Math Lessons for a Living Education: Book 2
Category Description for Math Lessons for a Living Education
What is a living education? Living education is the real life application of the things you learn. When this approach is applied to math, it is not taught in a vacuum; rather, mathematical concepts are integrated into every day situations. This is the Charlotte Mason approach to education, and the authors of this curriculum have captured the spirit of the methodology in this easy-to-use series.
This beginning math series is a five-book set that tells the story of a brother and sister, Charlie and Charlotte, their family, and their adventures. In Book 1, they visit their grandparent's farm and learn numbers, shapes, place value, addition and subtraction. Along with number skills, the children learn about gardening, baby farm animals, nature, family, and love through their adventures. In the first 30 lessons of Book 1, children will learn about numbers 0-9, place value, rectangles, circles, addition, subtraction, skip counting with 2, 5, and 10, telling time with minutes and hours, and more. The last 6 lessons of the book review the topics covered in the first 30 chapters.

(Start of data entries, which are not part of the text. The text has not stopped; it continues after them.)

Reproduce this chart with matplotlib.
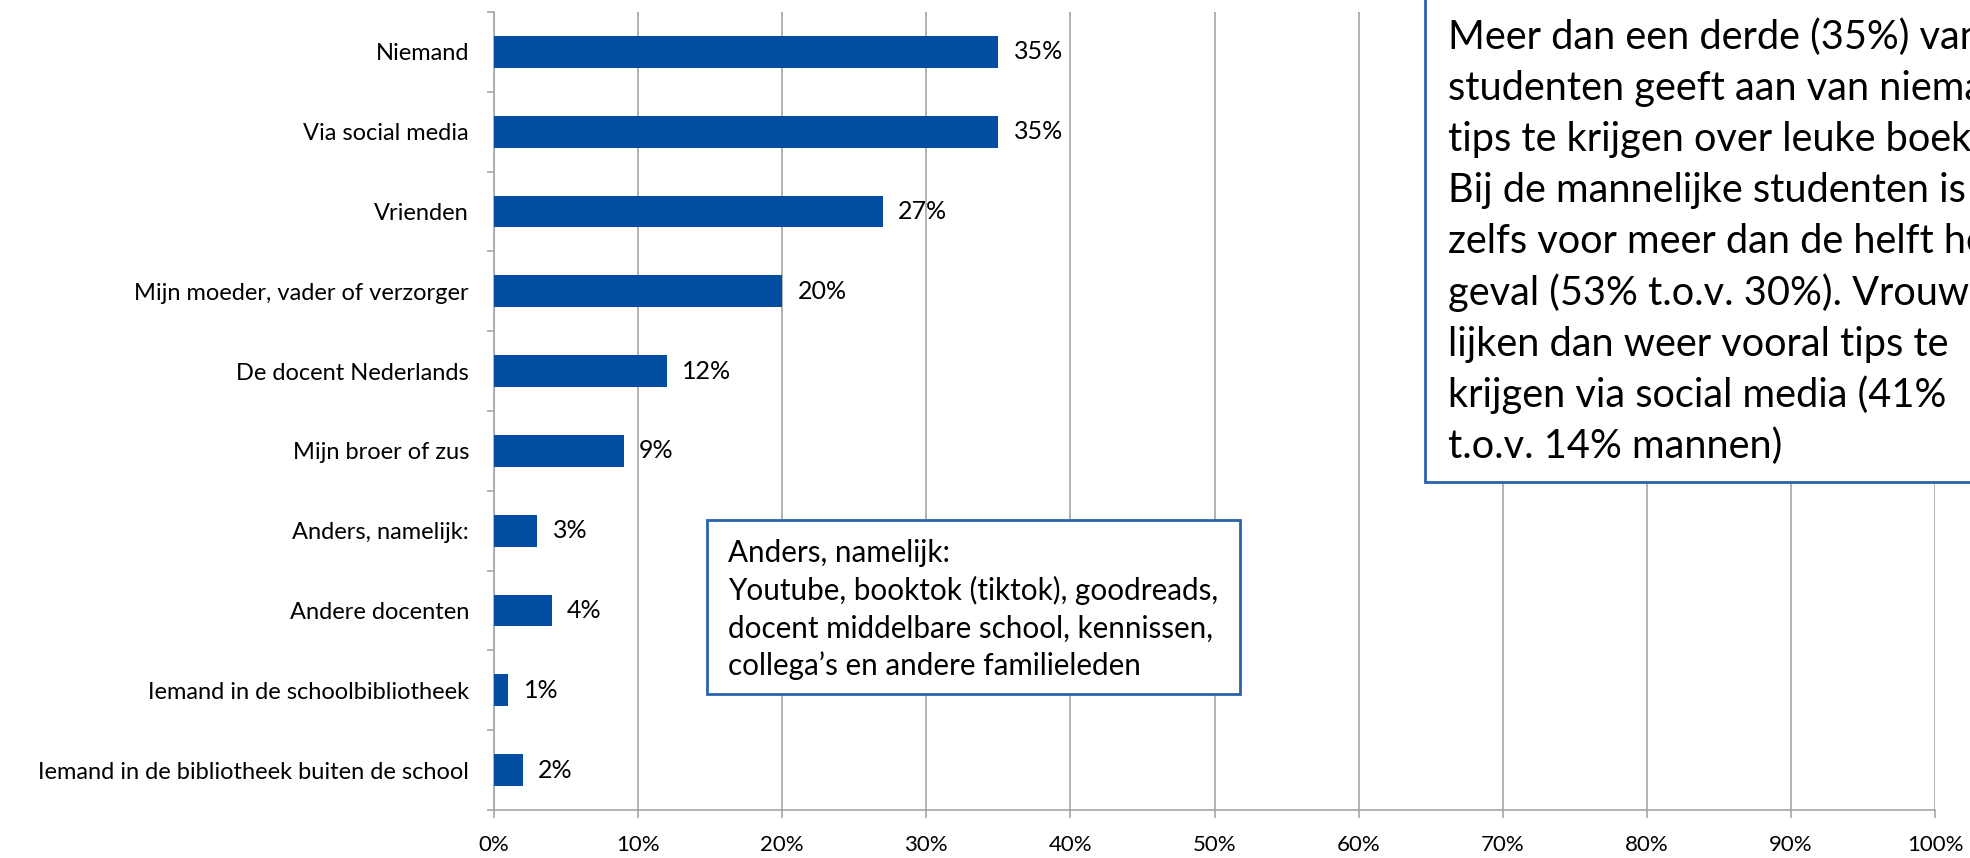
import matplotlib
matplotlib.use("Agg")
import matplotlib.pyplot as plt
from matplotlib.patches import Rectangle
from matplotlib.ticker import FixedLocator, PercentFormatter

# ── Data ───────────────────────────────────────────────────────────────
categories = [
    "Niemand",
    "Via social media",
    "Vrienden",
    "Mijn moeder, vader of verzorger",
    "De docent Nederlands",
    "Mijn broer of zus",
    "Anders, namelijk:",
    "Andere docenten",
    "Iemand in de schoolbibliotheek",
    "Iemand in de bibliotheek buiten de school",
]
percentages = [35, 35, 27, 20, 12, 9, 3, 4, 1, 2]

note_lines = [
    "Meer dan een derde (35%) van",
    "studenten geeft aan van niemand",
    "tips te krijgen over leuke boeken.",
    "Bij de mannelijke studenten is dat",
    "zelfs voor meer dan de helft het",
    "geval (53% t.o.v. 30%). Vrouwen",
    "lijken dan weer vooral tips te",
    "krijgen via social media (41%",
    "t.o.v. 14% mannen)",
]
other_lines = [
    "Anders, namelijk:",
    "Youtube, booktok (tiktok), goodreads,",
    "docent middelbare school, kennissen,",
    "collega’s en andere familieleden",
]

# ── Style ──────────────────────────────────────────────────────────────
BAR_COLOR = "#034EA2"
BOX_EDGE = "#2A62AC"
GRID = "#A6A6A6"
W, H = 1970, 858
plt.rcParams["font.family"] = ["Lato", "DejaVu Sans"]


def fx(px):
    return px / W


def fy(py):
    return 1 - py / H


fig = plt.figure(figsize=(W / 100, H / 100), dpi=100)
ax = fig.add_axes([fx(494), fy(810), fx(1935) - fx(494), fy(12) - fy(810)])

y = list(range(len(categories)))
bars = ax.barh(y, percentages, height=0.4, color=BAR_COLOR, zorder=3)
ax.bar_label(bars, labels=[f"{v}%" for v in percentages], padding=11,
             fontsize=18, color="black")

ax.set_xlim(0, 100)
ax.set_ylim(len(categories) - 0.5, -0.5)
ax.set_yticks(y)
ax.set_yticklabels(categories, fontsize=17)
ax.yaxis.set_minor_locator(FixedLocator([i - 0.5 for i in range(len(categories) + 1)]))
ax.tick_params(axis="y", which="major", length=0, pad=18)
ax.tick_params(axis="y", which="minor", length=5, width=1.2, color=GRID)

ax.set_xticks(range(0, 101, 10))
ax.xaxis.set_major_formatter(PercentFormatter(decimals=0))
ax.tick_params(axis="x", length=6, width=1.2, color=GRID, labelsize=16, pad=12)

ax.grid(axis="x", color=GRID, linewidth=1.2, zorder=0)
for side in ("top", "right"):
    ax.spines[side].set_visible(False)
for side in ("left", "bottom"):
    ax.spines[side].set_color(GRID)
    ax.spines[side].set_linewidth(1.2)

# ── Note box (top right, runs off the canvas like the original) ────────
fig.patches.append(Rectangle((fx(1425), fy(482)), 0.4, 0.7,
                             transform=fig.transFigure, facecolor="white",
                             edgecolor=BOX_EDGE, linewidth=2, zorder=5))
for i, line in enumerate(note_lines):
    fig.text(fx(1448), fy(49 + 51.1 * i), line, fontsize=28.6,
             va="baseline", ha="left", zorder=6)

# ── "Anders" box ───────────────────────────────────────────────────────
fig.patches.append(Rectangle((fx(707), fy(694)), fx(1240) - fx(707), fy(520) - fy(694),
                             transform=fig.transFigure, facecolor="white",
                             edgecolor=BOX_EDGE, linewidth=2, zorder=5))
for i, line in enumerate(other_lines):
    fig.text(fx(728), fy(562 + 37.7 * i), line, fontsize=21.3,
             va="baseline", ha="left", zorder=6)

fig.savefig("out.png", dpi=100)
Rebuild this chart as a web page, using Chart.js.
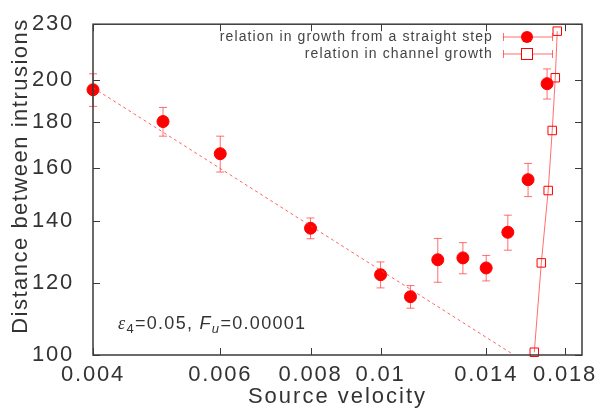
<!DOCTYPE html>
<html>
<head>
<meta charset="utf-8">
<title>Distance between intrusions vs source velocity</title>
<script src="https://cdn.jsdelivr.net/npm/chart.js@4.4.1/dist/chart.umd.min.js"></script>
<style>
  html, body { margin: 0; padding: 0; background: #fff; }
  #wrap { width: 604px; height: 410px; }
</style>
</head>
<body>
<div id="wrap"><canvas id="chart" width="604" height="410"></canvas></div>
<script>
// growth from a straight step (filled circles, vertical error bars)
const stepVelocity = [0.004, 0.005, 0.006, 0.008, 0.010, 0.011, 0.012, 0.013, 0.014, 0.015, 0.016, 0.017];
const stepSpacing  = [195, 180, 166, 137.6, 122.4, 115.8, 127.1, 127.7, 124.5, 136.2, 155.5, 198];
const stepError    = [8, 6.5, 7.5, 3.6, 4, 3.3, 7, 5, 4, 6, 6.5, 7.5];

// channel growth (open symbols joined by a line)
const channelVelocity = [0.01632, 0.01669, 0.01706, 0.01728, 0.01745, 0.01756];
const channelSpacing  = [100.7, 126.1, 151.3, 176, 201, 226];

// dotted power-law fit
const fitVelocity = [0.004, 0.0153];
const fitSpacing  = [196, 100];

const xTicks = [0.004, 0.006, 0.008, 0.01, 0.014, 0.018];
const xTickLabels = ['0.004', '0.006', '0.008', '0.01', '0.014', '0.018'];
const yTicks = [100, 120, 140, 160, 180, 200, 230];

const legendLabels = ['relation in growth from a straight step', 'relation in channel growth'];

const textColor = '#333';
const red = '#ff0000';
const pale = 'rgba(255, 50, 50, 0.7)';

const toPoints = (xs, ys) => xs.map((v, i) => ({ x: v, y: ys[i] }));

const decorations = {
  id: 'decorations',
  beforeDraw(chart) {
    chart.ctx.letterSpacing = '1.8px';
  },
  beforeDatasetsDraw(chart) {
    const { ctx, scales: { x, y } } = chart;
    ctx.save();
    ctx.strokeStyle = pale;
    ctx.lineWidth = 1;
    stepVelocity.forEach((v, i) => {
      const px = x.getPixelForValue(v);
      const top = y.getPixelForValue(stepSpacing[i] + stepError[i]);
      const bot = y.getPixelForValue(stepSpacing[i] - stepError[i]);
      ctx.beginPath();
      ctx.moveTo(px, top); ctx.lineTo(px, bot);
      ctx.moveTo(px - 4, top); ctx.lineTo(px + 4, top);
      ctx.moveTo(px - 4, bot); ctx.lineTo(px + 4, bot);
      ctx.stroke();
    });
    ctx.restore();
  },
  afterDraw(chart) {
    const { ctx, chartArea: a, scales: { x, y } } = chart;
    ctx.save();

    // frame and inward, mirrored tick marks
    ctx.strokeStyle = '#3a3a3a';
    ctx.lineWidth = 1.5;
    ctx.strokeRect(a.left, a.top, a.right - a.left, a.bottom - a.top);
    ctx.lineWidth = 1;
    ctx.beginPath();
    xTicks.forEach(v => {
      const px = Math.round(x.getPixelForValue(v)) + 0.5;
      ctx.moveTo(px, a.bottom); ctx.lineTo(px, a.bottom - 7);
      ctx.moveTo(px, a.top); ctx.lineTo(px, a.top + 7);
    });
    yTicks.forEach(v => {
      const py = Math.round(y.getPixelForValue(v)) + 0.5;
      ctx.moveTo(a.left, py); ctx.lineTo(a.left + 7, py);
      ctx.moveTo(a.right, py); ctx.lineTo(a.right - 7, py);
    });
    ctx.stroke();

    // axis titles
    ctx.fillStyle = textColor;
    ctx.font = '22px "Liberation Sans", Arial, sans-serif';
    ctx.letterSpacing = '2px';
    ctx.textAlign = 'center';
    ctx.textBaseline = 'middle';
    ctx.fillText('Source velocity', (a.left + a.right) / 2, 397);
    ctx.save();
    ctx.translate(21, 176);
    ctx.rotate(-Math.PI / 2);
    ctx.letterSpacing = '1.5px';
    ctx.fillText('Distance between intrusions', 0, 0);
    ctx.restore();

    // legend
    ctx.font = '14px "Liberation Sans", Arial, sans-serif';
    ctx.letterSpacing = '1.1px';
    ctx.textAlign = 'right';
    ctx.fillStyle = '#444';
    const rows = [37, 54];
    legendLabels.forEach((t, i) => ctx.fillText(t, 493, rows[i]));
    ctx.strokeStyle = pale;
    ctx.lineWidth = 1;
    rows.forEach(ry => {
      ctx.beginPath();
      ctx.moveTo(503, ry); ctx.lineTo(553, ry);
      ctx.moveTo(503.5, ry - 4); ctx.lineTo(503.5, ry + 4);
      ctx.moveTo(552.5, ry - 4); ctx.lineTo(552.5, ry + 4);
      ctx.stroke();
    });
    ctx.fillStyle = red;
    ctx.beginPath();
    ctx.arc(527, rows[0], 6, 0, Math.PI * 2);
    ctx.fill();
    ctx.fillStyle = '#fff';
    ctx.strokeStyle = red;
    ctx.fillRect(521, rows[1] - 6, 12, 12);
    ctx.strokeRect(521.5, rows[1] - 5.5, 11, 11);

    // parameter annotation
    ctx.fillStyle = textColor;
    ctx.textAlign = 'left';
    ctx.textBaseline = 'alphabetic';
    ctx.letterSpacing = '1.3px';
    let cx = 118;
    const base = 329;
    const part = (t, font, dy) => {
      ctx.font = font;
      ctx.fillText(t, cx, base + dy);
      cx += ctx.measureText(t).width;
    };
    const reg = '18px "Liberation Sans", Arial, sans-serif';
    const ita = 'italic 18px "Liberation Serif", "Times New Roman", serif';
    const sub = '13px "Liberation Sans", Arial, sans-serif';
    const subI = 'italic 13px "Liberation Sans", Arial, sans-serif';
    part('\u03b5', ita, 0);
    part('4', sub, 4);
    part('=0.05, ', reg, 0);
    part('F', 'italic 18px "Liberation Sans", Arial, sans-serif', 0);
    part('u', subI, 4);
    part('=0.00001', reg, 0);

    ctx.restore();
  }
};

new Chart(document.getElementById('chart'), {
  type: 'scatter',
  data: {
    datasets: [
      {
        label: 'fit',
        type: 'line',
        data: toPoints(fitVelocity, fitSpacing),
        borderColor: 'rgba(255, 60, 60, 0.8)',
        borderWidth: 1,
        borderDash: [3, 3],
        pointRadius: 0,
        fill: false
      },
      {
        label: legendLabels[0],
        data: toPoints(stepVelocity, stepSpacing),
        backgroundColor: red,
        borderColor: red,
        pointRadius: 6,
        pointHoverRadius: 6,
        clip: false
      },
      {
        label: legendLabels[1],
        type: 'line',
        data: toPoints(channelVelocity, channelSpacing),
        borderColor: pale,
        borderWidth: 1,
        pointStyle: 'rect',
        pointRadius: 6,
        pointBorderColor: red,
        pointBackgroundColor: 'rgba(255,255,255,0)',
        pointBorderWidth: 1,
        fill: false,
        clip: false
      }
    ]
  },
  options: {
    responsive: false,
    animation: false,
    events: [],
    layout: { padding: { left: 0, top: 21, right: 22, bottom: 0 } },
    plugins: { legend: { display: false }, tooltip: { enabled: false } },
    scales: {
      x: {
        type: 'logarithmic',
        min: 0.004,
        max: 0.019,
        grid: { display: false },
        border: { display: false },
        afterBuildTicks: s => { s.ticks = xTicks.map(v => ({ value: v })); },
        afterFit: s => { s.height = 55; },
        ticks: {
          autoSkip: false,
          maxRotation: 0,
          padding: -1,
          color: textColor,
          font: { family: '"Liberation Sans", Arial, sans-serif', size: 22 },
          callback: (v, i) => xTickLabels[i]
        }
      },
      y: {
        type: 'logarithmic',
        min: 100,
        max: 230,
        grid: { display: false },
        border: { display: false },
        afterBuildTicks: s => { s.ticks = yTicks.map(v => ({ value: v })); },
        afterFit: s => { s.width = 93; },
        ticks: {
          autoSkip: false,
          padding: 11,
          color: textColor,
          font: { family: '"Liberation Sans", Arial, sans-serif', size: 22 },
          callback: (v, i) => String(yTicks[i])
        }
      }
    }
  },
  plugins: [decorations]
});
</script>
</body>
</html>
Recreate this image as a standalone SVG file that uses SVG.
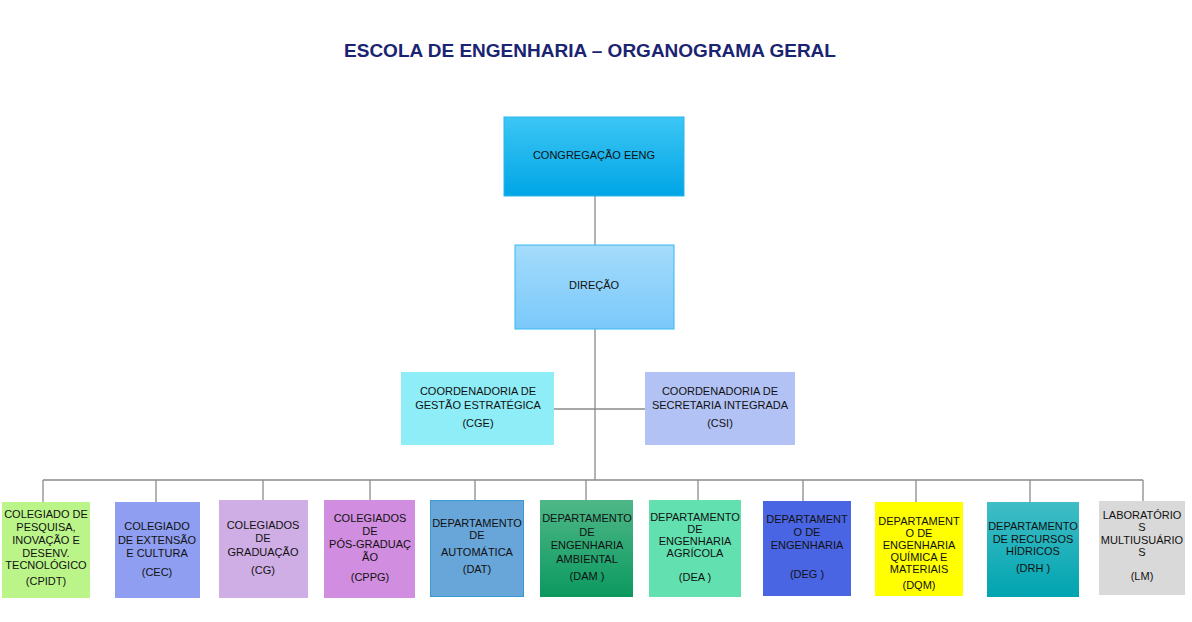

Book 2 follows the adventures of Charlie and Charlotte once they have returned home from their grandparent's farm. Using the same format as Book 1, the content picks up where Book 1 leaves off, teaching addition and subtraction (including carrying & borrowing), numbers to 100, simple fractions, word problems, skip counting, inches/feet, perimeter, dollars/cents, temperature, graphs, pounds/ounces, liquid measure, along with the seasons, geography, and love of family.
The story continues in Book 3 with Charlie, Charlotte, their baby sister Ella, and their parents as they prepare and go on a mission trip to Peru. Children will review concepts from Book 2 and learn addition and subtraction up to 4 digits, rounding to 10s, 100s, and 1000s, multiplication and division up to 10s, area of rectangles and squares, place value through millions, more measurement, solving for unknowns, greater/less than, and Roman numerals. Some additions to the program at this level are an answer key and the use of Math Facts for Copywork (#43901). There are no specific assignments from the copywork book, but blanks are left within the lessons of Math Lessons for a Living Education book 3 for the student to write which copywork lessons they have completed. Book 4 follows the family's travels through the United States. The twins and family learn about landmarks, America's heroes, and work in their garden as they review previous concepts and do further work with larger numbers, metric measurement, decimals, operations with equivalent fractions, and more. Math Fact Reviews are incorporated into the lessons so that students won't forget foundational math information. The adventure continues in Book 5 as students review known concepts and then learn multiplying and dividing with 10/100/1000, 2-digit divisors, division w/ remainders as fractions, factoring, common factors, greatest common factor, reducing fractions, proper & improper fractions, least common multiple, finding a common denominator, adding & subtracting fractions w/ uncommon denominators, working w/ mixed numbers, multiply fractions, dividing fractions, multiplying & dividing decimals, and counting back money.
Answer Keys are now available for books 3 through 5, and are sold separately. These are lists of answers, not solutions.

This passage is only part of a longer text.